Deshalb ist es natürlich fatal, wenn in Bayern tagelang Bescheide liegenbleiben, die 900 positiv getestete Reiserückkehrer darüber informieren, dass sie eine Gefahr für ihre Mitmenschen sind. Und es schadet der Glaubwürdigkeit des Robert-Koch-Instituts, dass auf dessen Webseite am Mittwoch fälschlicherweise verkündet wurde, bereits diesen Herbst könnte ein Corona-Impfstoff verfügbar sein. Tatsächlich könnte es ein Vakzin für die breite Bevölkerung allerfrühestens im nächsten Frühjahr geben. Wir müssen ohne Impfstoff über den Winter kommen. Wenn Russlands Präsident Wladimir Putin etwas anderes behauptet, hat er sicher nicht die Gesundheit der Menschen im Sinn.
Wir dürfen uns beim Kampf gegen die Corona-Pandemie weder von wilden Versprechungen noch von Verschwörungstheoretikern in die Irre führen lassen. Was zählt, ist auf dem Platz – jeder Einzelne im Alltag.
Und wir wissen ja alle, was zu tun ist: Abstand halten, Kontakte reduzieren, Maske auf im öffentlichen Raum.

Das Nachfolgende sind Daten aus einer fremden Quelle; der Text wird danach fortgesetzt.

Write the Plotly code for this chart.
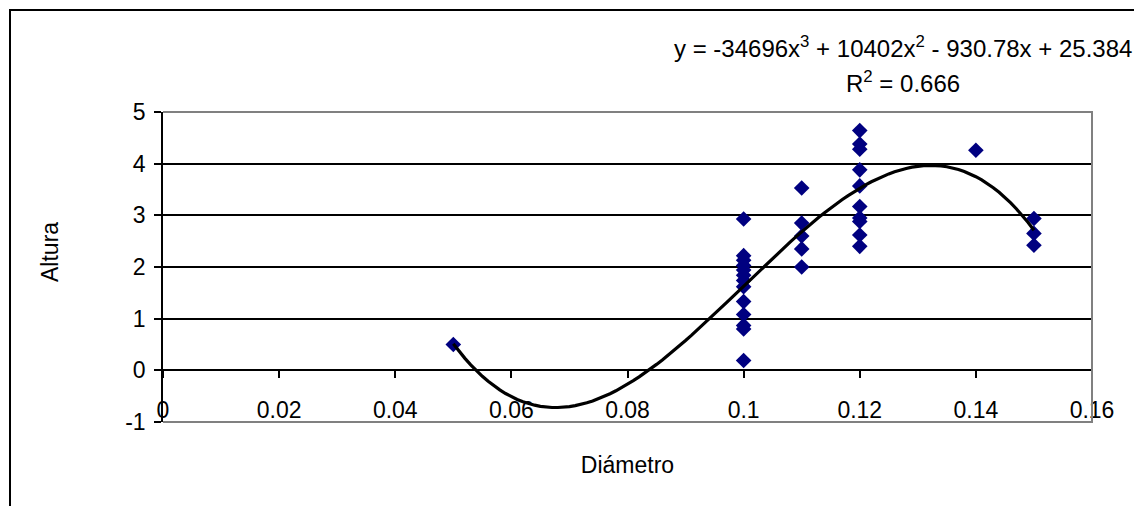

Wenn wir in Deutschland weiter so glimpflich wie bisher durch diese globale Gesundheitskrise kommen wollen, müssen wir gemeinsam als Team antreten – mit dem klaren Ziel, das Virus wieder in seine Schranken zu weisen. Scheitern ist keine Option. Denn dann könnten sehr viel drastischere Einschränkungen des öffentlichen Lebens nötig werden, als die, die wir schon kennen.
Dieser Kommentar wurde am 16. August 2020 in der Deutschlandfunk-Reihe ‚Themen der Woche‘ ausgestrahlt.